In 2014, Capildeo served as a judge for the Forward Prize and won the Forward Prize for Poetry for Best Collection in 2016.

==Awards==
In 2016, Capildeo became the third Caribbean poet in a row – after Jamaican-born poets Kei Miller and Claudia Rankine – to win the Forward Prize for best poetry collection, with Measures of Expatriation. The Chair of the Forward jury, Malika Booker, said: "Vahni Capildeo’s Measure of Expatriation is a work that amazes. We found a vertiginous excitement in the way in which the book grasps its subject: the sense of never quite being at home. This is poetry that transforms. When people in the future seek to know what it's like to live between places, traditions, habits and cultures, they will read this. Here is the language for what expatriation feels like."

In 2018, Capildeo received the Cholmondeley Award for poetry, from the Society of Authors.

In 2019, Capildeo was elected a Fellow of the Royal Society of Literature.

In 2025, Capileo was named as the recipient of a Windham-Campbell Literature Prize in the poetry category.

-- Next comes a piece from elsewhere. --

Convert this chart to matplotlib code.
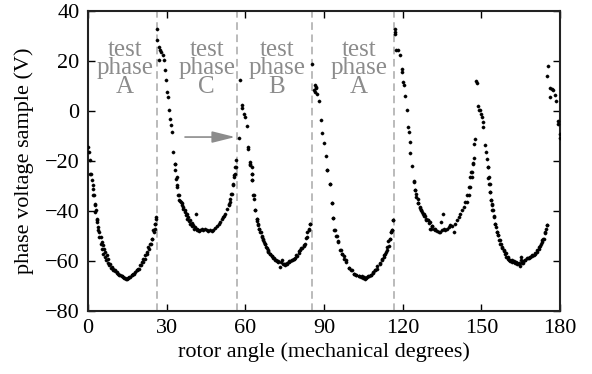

Capildeo's Polkadot Wounds (2024) was the winner of the poetry category of the 2025 OCM Bocas Prize for Caribbean Literature. It was also awarded Poetry Book of the Year in Scotland's National Book Awards.

==Bibliography==
- No Traveller Returns. Salt Publishing, 2003. ISBN 978-1876857882
- Person Animal Figure. Landfill Press, 2005.
- Undraining Sea. Egg Box Publishing, 2009. ISBN 978-0955939907
- All Your Houses. Alice Yard, 2011.
- Dark and Unaccustomed Words, Egg Box Publishing, 2012. ISBN 978-0956928917
- Utter. Peepal Tree Press, 2013. ISBN 978-1845232139
- Simple Complex Shapes. Shearsman Books, 2015. ISBN 9781848614512
- Measures of Expatriation, Carcanet Press, January 2016. ISBN 978-1784101688
- Seas and Trees, Recent Work Press, 2017.
- Venus as a Bear, Carcanet Press, 2018. ISBN 9781784105549.
- Skin Can Hold, Carcanet Press, 2019. ISBN 9781784107321.
- Odyssey Calling, Sad Press, 2020.
- Light Site, Periplum, 2020.
- The Dusty Angel, Oystercatcher, 2021.
- Like a Tree, Walking, Carcanet, 2021. ISBN 9781800171954.
- A Happiness, Intergraphia, 2022.
- Polkadot Wounds, Carcanet Poetry, 2024. ISBN 9781800174252.